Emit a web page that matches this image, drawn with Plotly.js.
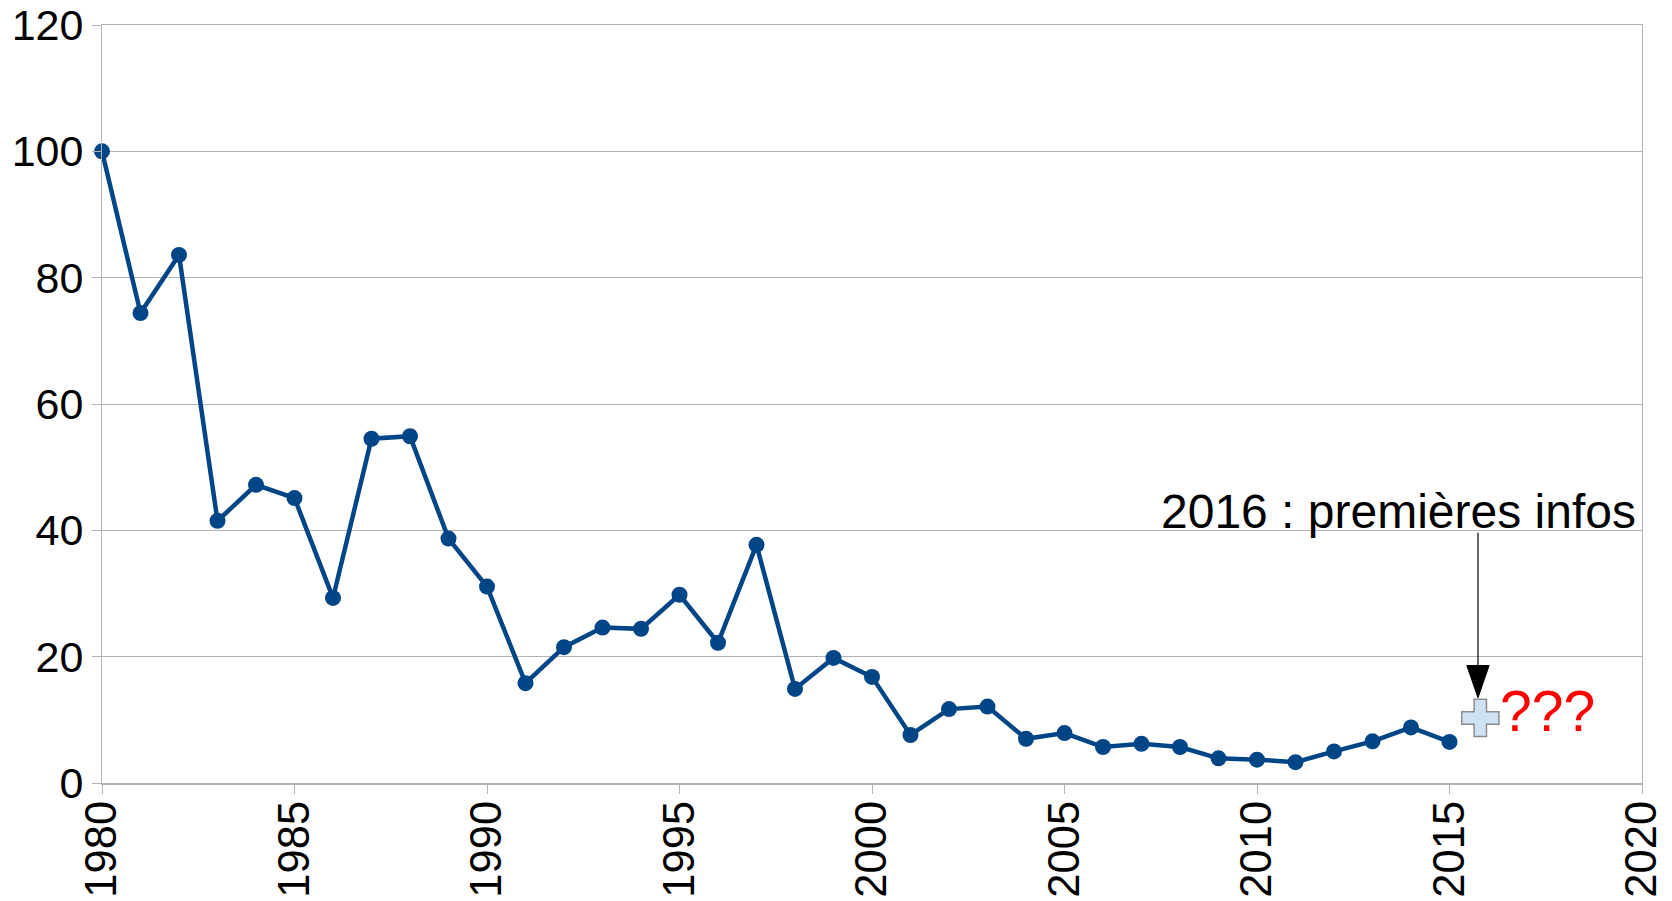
<!DOCTYPE html>
<html>
<head>
<meta charset="utf-8">
<script src="https://cdn.plot.ly/plotly-3.0.1.min.js"></script>
<style>html,body{margin:0;padding:0;background:#fff;}#chart{width:1672px;height:901px;}</style>
</head>
<body>
<div id="chart"></div>
<script>
// Data
var years = [1980,1981,1982,1983,1984,1985,1986,1987,1988,1989,1990,1991,1992,1993,1994,1995,1996,1997,1998,1999,2000,2001,2002,2003,2004,2005,2006,2007,2008,2009,2010,2011,2012,2013,2014,2015];
var values = [100,74.4,83.6,41.5,47.2,45.1,29.3,54.5,54.9,38.7,31.1,15.8,21.5,24.6,24.4,29.8,22.2,37.7,14.9,19.8,16.8,7.6,11.7,12.1,7.0,7.9,5.7,6.2,5.7,3.9,3.7,3.3,5.0,6.6,8.8,6.5];
var firstInfoYear = [2015.8];
var firstInfoValue = [10.3];
var xTicks = [1980,1985,1990,1995,2000,2005,2010,2015,2020];
var yTicks = [0,20,40,60,80,100,120];
var labelText = "2016 : premières infos";
var questionText = "???";

var gray = '#b3b3b3';
var font = 'Liberation Sans, Arial, sans-serif';

var traces = [
  {x: years, y: values, type: 'scatter', mode: 'lines+markers',
   line: {color: '#004586', width: 4.5},
   marker: {color: '#004586', size: 16},
   cliponaxis: false, hoverinfo: 'x+y'},
  {x: firstInfoYear, y: firstInfoValue, type: 'scatter', mode: 'markers',
   marker: {symbol: 'cross', size: 31, color: '#cfe2f3', line: {color: '#8c8c8c', width: 1.5}},
   cliponaxis: false}
];

// arrow geometry (annotation)
var arrowX = 2015.74, arrowTop = 39.6, headBase = 18.6, headTip = 13.5, headHalf = 0.29;

var layout = {
  width: 1672, height: 901,
  margin: {l: 102, r: 30, t: 25, b: 118},
  paper_bgcolor: '#fff', plot_bgcolor: '#fff',
  showlegend: false,
  font: {family: font, color: '#000'},
  xaxis: {range: [1980, 2020], tickmode: 'array', tickvals: xTicks, ticktext: xTicks.map(String),
    tickangle: -90, tickfont: {size: 43.5, family: font, color: '#000'}, ticklabelstandoff: -10,
    showgrid: false, zeroline: false, showline: true, linecolor: gray, linewidth: 1.5, mirror: true,
    ticks: 'outside', ticklen: 9, tickcolor: gray, tickwidth: 1},
  yaxis: {range: [0, 120], tickmode: 'array', tickvals: yTicks, ticktext: yTicks.map(String),
    tickfont: {size: 43, family: font, color: '#000'},
    showgrid: true, gridcolor: gray, gridwidth: 1, zeroline: false,
    showline: true, linecolor: gray, linewidth: 1, mirror: true,
    ticks: 'outside', ticklen: 9, tickcolor: gray, tickwidth: 1},
  shapes: [
    {type: 'line', xref: 'x', yref: 'y', x0: arrowX, x1: arrowX, y0: arrowTop, y1: headBase,
     line: {color: '#000', width: 1.2}},
    {type: 'path', xref: 'x', yref: 'y',
     path: 'M' + arrowX + ',' + headTip + ' L' + (arrowX - headHalf) + ',' + headBase + ' L' + (arrowX + headHalf) + ',' + headBase + ' Z',
     fillcolor: '#000', line: {color: '#000', width: 1}}
  ],
  annotations: [
    {x: 2019.9, y: 43.0, xref: 'x', yref: 'y', text: labelText, showarrow: false,
     xanchor: 'right', yanchor: 'middle', font: {size: 48, family: font, color: '#000'}},
    {x: 2016.26, y: 11.45, xref: 'x', yref: 'y', text: questionText, showarrow: false,
     xanchor: 'left', yanchor: 'middle', font: {size: 57, family: font, color: '#ff0000'}}
  ]
};

Plotly.newPlot('chart', traces, layout, {displayModeBar: false, staticPlot: true});
</script>
</body>
</html>
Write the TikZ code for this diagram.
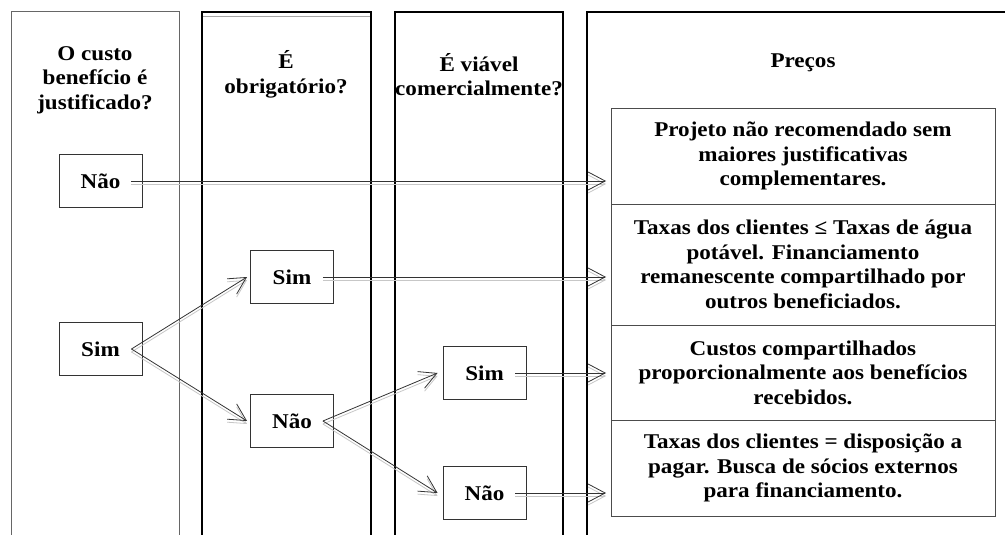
\documentclass[tikz,border=0pt]{standalone}
\usepackage{fontspec}
\setmainfont{Liberation Serif}[FakeStretch=1.1]
\usetikzlibrary{arrows.meta}
\begin{document}
\begin{tikzpicture}[x=1pt,y=-1pt,
  txt/.style={font=\bfseries\fontsize{21}{24.5}\selectfont, align=center, text=black, inner sep=0pt},
  smallbox/.style={txt, draw=black!80, line width=0.9pt, minimum width=83pt, minimum height=53pt},
  pricebox/.style={txt, draw=black!70, line width=0.9pt, minimum width=384pt},
  colthin/.style={draw=black!60, line width=1pt},
  colthick/.style={draw=black, line width=2pt},
  arr/.style={draw=black!80, line width=0.8pt, -{Straight Barb[length=17pt,width=18pt,line width=0.8pt]},
    preaction={draw=black!22, line width=0.8pt, -{Straight Barb[length=17pt,width=18pt,line width=0.8pt]}, transform canvas={yshift=-3pt}}},
]
\useasboundingbox[fill=white] (0,0) rectangle (1005,535);
% columns
\draw[colthin] (11,535) -- (11,12) -- (179,12) -- (179,535);
\draw[colthick] (202,535) -- (202,12) -- (371,12) -- (371,535);
\draw[draw=black!35, line width=1pt] (203,17) -- (370,17);
\draw[colthick] (395,535) -- (395,12) -- (563,12) -- (563,535);
\draw[colthick] (587,535) -- (587,12) -- (1005,12);
% headers
\node[txt] (h1) at (95,80) {O custo\\benefício é\\justificado?};
\node[txt] (h2) at (286,74.5) {É\\obrigatório?};
\node[txt] (h3) at (479,74.5) {É viável\\comercialmente?};
\node[txt, anchor=base] (h4) at (803,68) {Preços};
% decision boxes
\node[smallbox] (n1) at (100.5,181) {Não};
\node[smallbox] (s1) at (100.5,349) {Sim};
\node[smallbox] (s2) at (292,277) {Sim};
\node[smallbox] (n2) at (292,421) {Não};
\node[smallbox] (s3) at (484.5,373) {Sim};
\node[smallbox] (n3) at (484.5,493) {Não};
% price boxes
\node[pricebox, minimum height=96pt] (p1) at (803,156) {Projeto não recomendado sem\\maiores justificativas\\complementares.};
\node[pricebox, minimum height=121pt] (p2) at (803,264.5) {Taxas dos clientes ≤ Taxas de água\\potável. Financiamento\\remanescente compartilhado por\\outros beneficiados.};
\node[pricebox, minimum height=95pt] (p3) at (803,372.5) {Custos compartilhados\\proporcionalmente aos benefícios\\recebidos.};
\node[pricebox, minimum height=96pt] (p4) at (803,468) {Taxas dos clientes = disposição a\\pagar. Busca de sócios externos\\para financiamento.};
% arrow targets
\coordinate (t1) at (606,181);
\coordinate (t2) at (606,277);
\coordinate (t3) at (606,373);
\coordinate (t4) at (606,493);
% connectors
\draw[arr] ([xshift=-11pt]n1.east) -- (t1);
\draw[arr] ([xshift=-11pt]s1.east) -- ([xshift=-3pt]s2.west);
\draw[arr] ([xshift=-11pt]s1.east) -- ([xshift=-3pt]n2.west);
\draw[arr] ([xshift=-11pt]s2.east) -- (t2);
\draw[arr] ([xshift=-11pt]n2.east) -- ([xshift=-5pt]s3.west);
\draw[arr] ([xshift=-11pt]n2.east) -- ([xshift=-5pt]n3.west);
\draw[arr] ([xshift=-11pt]s3.east) -- (t3);
\draw[arr] ([xshift=-11pt]n3.east) -- (t4);
\end{tikzpicture}
\end{document}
===============
## WORK TO BE COMPLETED:
Copy out each line exactly, without the pictures.

## PROBLEM SOLUTION:
Emit a web page that matches this image, drawn with Plotly.js.
<!DOCTYPE html>
<html>
<head>
<meta charset="utf-8">
<script src="https://cdn.plot.ly/plotly-3.0.1.min.js"></script>
<style>html,body{margin:0;padding:0;background:#fff;}#chart{width:1672px;height:901px;}</style>
</head>
<body>
<div id="chart"></div>
<script>
// Data
var years = [1980,1981,1982,1983,1984,1985,1986,1987,1988,1989,1990,1991,1992,1993,1994,1995,1996,1997,1998,1999,2000,2001,2002,2003,2004,2005,2006,2007,2008,2009,2010,2011,2012,2013,2014,2015];
var values = [100,74.4,83.6,41.5,47.2,45.1,29.3,54.5,54.9,38.7,31.1,15.8,21.5,24.6,24.4,29.8,22.2,37.7,14.9,19.8,16.8,7.6,11.7,12.1,7.0,7.9,5.7,6.2,5.7,3.9,3.7,3.3,5.0,6.6,8.8,6.5];
var firstInfoYear = [2015.8];
var firstInfoValue = [10.3];
var xTicks = [1980,1985,1990,1995,2000,2005,2010,2015,2020];
var yTicks = [0,20,40,60,80,100,120];
var labelText = "2016 : premières infos";
var questionText = "???";

var gray = '#b3b3b3';
var font = 'Liberation Sans, Arial, sans-serif';

var traces = [
  {x: years, y: values, type: 'scatter', mode: 'lines+markers',
   line: {color: '#004586', width: 4.5},
   marker: {color: '#004586', size: 16},
   cliponaxis: false, hoverinfo: 'x+y'},
  {x: firstInfoYear, y: firstInfoValue, type: 'scatter', mode: 'markers',
   marker: {symbol: 'cross', size: 31, color: '#cfe2f3', line: {color: '#8c8c8c', width: 1.5}},
   cliponaxis: false}
];

// arrow geometry (annotation)
var arrowX = 2015.74, arrowTop = 39.6, headBase = 18.6, headTip = 13.5, headHalf = 0.29;

var layout = {
  width: 1672, height: 901,
  margin: {l: 102, r: 30, t: 25, b: 118},
  paper_bgcolor: '#fff', plot_bgcolor: '#fff',
  showlegend: false,
  font: {family: font, color: '#000'},
  xaxis: {range: [1980, 2020], tickmode: 'array', tickvals: xTicks, ticktext: xTicks.map(String),
    tickangle: -90, tickfont: {size: 43.5, family: font, color: '#000'}, ticklabelstandoff: -10,
    showgrid: false, zeroline: false, showline: true, linecolor: gray, linewidth: 1.5, mirror: true,
    ticks: 'outside', ticklen: 9, tickcolor: gray, tickwidth: 1},
  yaxis: {range: [0, 120], tickmode: 'array', tickvals: yTicks, ticktext: yTicks.map(String),
    tickfont: {size: 43, family: font, color: '#000'},
    showgrid: true, gridcolor: gray, gridwidth: 1, zeroline: false,
    showline: true, linecolor: gray, linewidth: 1, mirror: true,
    ticks: 'outside', ticklen: 9, tickcolor: gray, tickwidth: 1},
  shapes: [
    {type: 'line', xref: 'x', yref: 'y', x0: arrowX, x1: arrowX, y0: arrowTop, y1: headBase,
     line: {color: '#000', width: 1.2}},
    {type: 'path', xref: 'x', yref: 'y',
     path: 'M' + arrowX + ',' + headTip + ' L' + (arrowX - headHalf) + ',' + headBase + ' L' + (arrowX + headHalf) + ',' + headBase + ' Z',
     fillcolor: '#000', line: {color: '#000', width: 1}}
  ],
  annotations: [
    {x: 2019.9, y: 43.0, xref: 'x', yref: 'y', text: labelText, showarrow: false,
     xanchor: 'right', yanchor: 'middle', font: {size: 48, family: font, color: '#000'}},
    {x: 2016.26, y: 11.45, xref: 'x', yref: 'y', text: questionText, showarrow: false,
     xanchor: 'left', yanchor: 'middle', font: {size: 57, family: font, color: '#ff0000'}}
  ]
};

Plotly.newPlot('chart', traces, layout, {displayModeBar: false, staticPlot: true});
</script>
</body>
</html>
Write the TikZ code for this diagram.
\documentclass[tikz,border=0pt]{standalone}
\usepackage{fontspec}
\setmainfont{Liberation Serif}[FakeStretch=1.1]
\usetikzlibrary{arrows.meta}
\begin{document}
\begin{tikzpicture}[x=1pt,y=-1pt,
  txt/.style={font=\bfseries\fontsize{21}{24.5}\selectfont, align=center, text=black, inner sep=0pt},
  smallbox/.style={txt, draw=black!80, line width=0.9pt, minimum width=83pt, minimum height=53pt},
  pricebox/.style={txt, draw=black!70, line width=0.9pt, minimum width=384pt},
  colthin/.style={draw=black!60, line width=1pt},
  colthick/.style={draw=black, line width=2pt},
  arr/.style={draw=black!80, line width=0.8pt, -{Straight Barb[length=17pt,width=18pt,line width=0.8pt]},
    preaction={draw=black!22, line width=0.8pt, -{Straight Barb[length=17pt,width=18pt,line width=0.8pt]}, transform canvas={yshift=-3pt}}},
]
\useasboundingbox[fill=white] (0,0) rectangle (1005,535);
% columns
\draw[colthin] (11,535) -- (11,12) -- (179,12) -- (179,535);
\draw[colthick] (202,535) -- (202,12) -- (371,12) -- (371,535);
\draw[draw=black!35, line width=1pt] (203,17) -- (370,17);
\draw[colthick] (395,535) -- (395,12) -- (563,12) -- (563,535);
\draw[colthick] (587,535) -- (587,12) -- (1005,12);
% headers
\node[txt] (h1) at (95,80) {O custo\\benefício é\\justificado?};
\node[txt] (h2) at (286,74.5) {É\\obrigatório?};
\node[txt] (h3) at (479,74.5) {É viável\\comercialmente?};
\node[txt, anchor=base] (h4) at (803,68) {Preços};
% decision boxes
\node[smallbox] (n1) at (100.5,181) {Não};
\node[smallbox] (s1) at (100.5,349) {Sim};
\node[smallbox] (s2) at (292,277) {Sim};
\node[smallbox] (n2) at (292,421) {Não};
\node[smallbox] (s3) at (484.5,373) {Sim};
\node[smallbox] (n3) at (484.5,493) {Não};
% price boxes
\node[pricebox, minimum height=96pt] (p1) at (803,156) {Projeto não recomendado sem\\maiores justificativas\\complementares.};
\node[pricebox, minimum height=121pt] (p2) at (803,264.5) {Taxas dos clientes ≤ Taxas de água\\potável. Financiamento\\remanescente compartilhado por\\outros beneficiados.};
\node[pricebox, minimum height=95pt] (p3) at (803,372.5) {Custos compartilhados\\proporcionalmente aos benefícios\\recebidos.};
\node[pricebox, minimum height=96pt] (p4) at (803,468) {Taxas dos clientes = disposição a\\pagar. Busca de sócios externos\\para financiamento.};
% arrow targets
\coordinate (t1) at (606,181);
\coordinate (t2) at (606,277);
\coordinate (t3) at (606,373);
\coordinate (t4) at (606,493);
% connectors
\draw[arr] ([xshift=-11pt]n1.east) -- (t1);
\draw[arr] ([xshift=-11pt]s1.east) -- ([xshift=-3pt]s2.west);
\draw[arr] ([xshift=-11pt]s1.east) -- ([xshift=-3pt]n2.west);
\draw[arr] ([xshift=-11pt]s2.east) -- (t2);
\draw[arr] ([xshift=-11pt]n2.east) -- ([xshift=-5pt]s3.west);
\draw[arr] ([xshift=-11pt]n2.east) -- ([xshift=-5pt]n3.west);
\draw[arr] ([xshift=-11pt]s3.east) -- (t3);
\draw[arr] ([xshift=-11pt]n3.east) -- (t4);
\end{tikzpicture}
\end{document}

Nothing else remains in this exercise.